According to Daily Mail, Putin gathered tens of thousands of Russians in Moscow on Friday for a rally in which he reportedly pushed a false narrative regarding the war, claiming that he and his forces were ridding Ukraine of “Nazis,” fighting back against a fabricated “genocide” in the Donbass region of the neighboring nation, and even going so far as to suggest Russia forces were advancing against Ukraine despite the Russian army being stalled for days.
“The people of Donbass also disagreed with this, and straight-away they organized military operations against the Nazis,” Putin spouted during the rally shortly before the broadcast mysteriously cut out. “They were surrounded and shelled by guns, the Ukrainians sent airstrikes against them. This is called genocide. It is to save people from this suffering and genocide that we launched our military operation.”
“The best confirmation of this is how our guys are fighting during this operation, shoulder to shoulder, helping each other,” he continued after claiming that the Russian forces were fighting for the “universal values” of their country. “When it is necessary, they cover each-other as if it was their own brother from bullets.
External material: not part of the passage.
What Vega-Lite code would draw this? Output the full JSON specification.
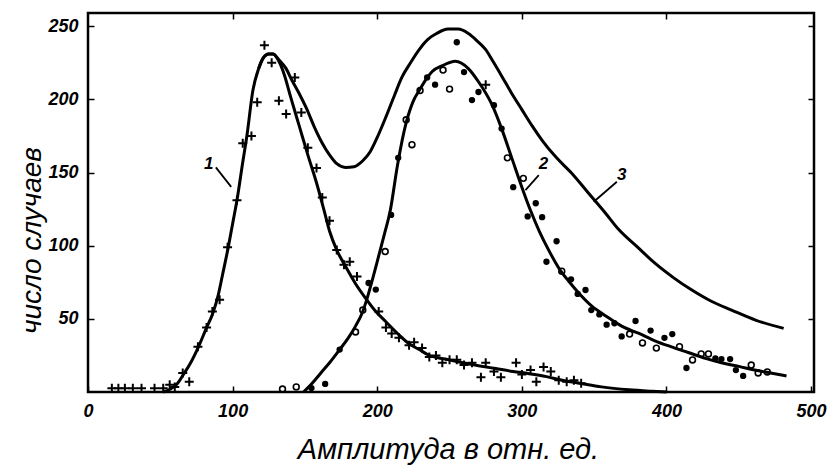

We haven't had such unity in a long time.”
But then, mid-sentence, the broadcast of Putin and the rally was cut and reportedly replaced by a Russian band mid-performance – suggesting that the rally, and Putin’s appearance at the pro-war rally, was not being broadcasted live and was perhaps filmed at a previous time.
Nonetheless, while Putin’s rally was airing on televisions throughout Russia, Russian forces were simultaneously dropping bombs and shelling the western Ukrainian city of Lviv – an attack that was frighteningly close to the neighboring nation and NATO member Poland.
The rally also comes just one day after Lieutenant General Scott Berrier, who is the director of the Pentagon's Defense Intelligence Agency, informed Congress that the continued weakening of Russian forces may very well lead Putin to turn to “nuclear forces” as a deterrent against Ukraine.
“As this war and its consequences slowly weaken Russian conventional strength,” Lieutenant General Berrier told Congress Thursday, “Russia likely will increasingly rely on its nuclear deterrent to signal the West and project strength to its internal and external audiences.”
“Despite greater than anticipated resistance from Ukraine and relatively high losses in the initial phases of the conflict, Moscow appears determined to press forward by using more lethal capabilities until the Ukrainian government is willing to come to terms favorable to Moscow.”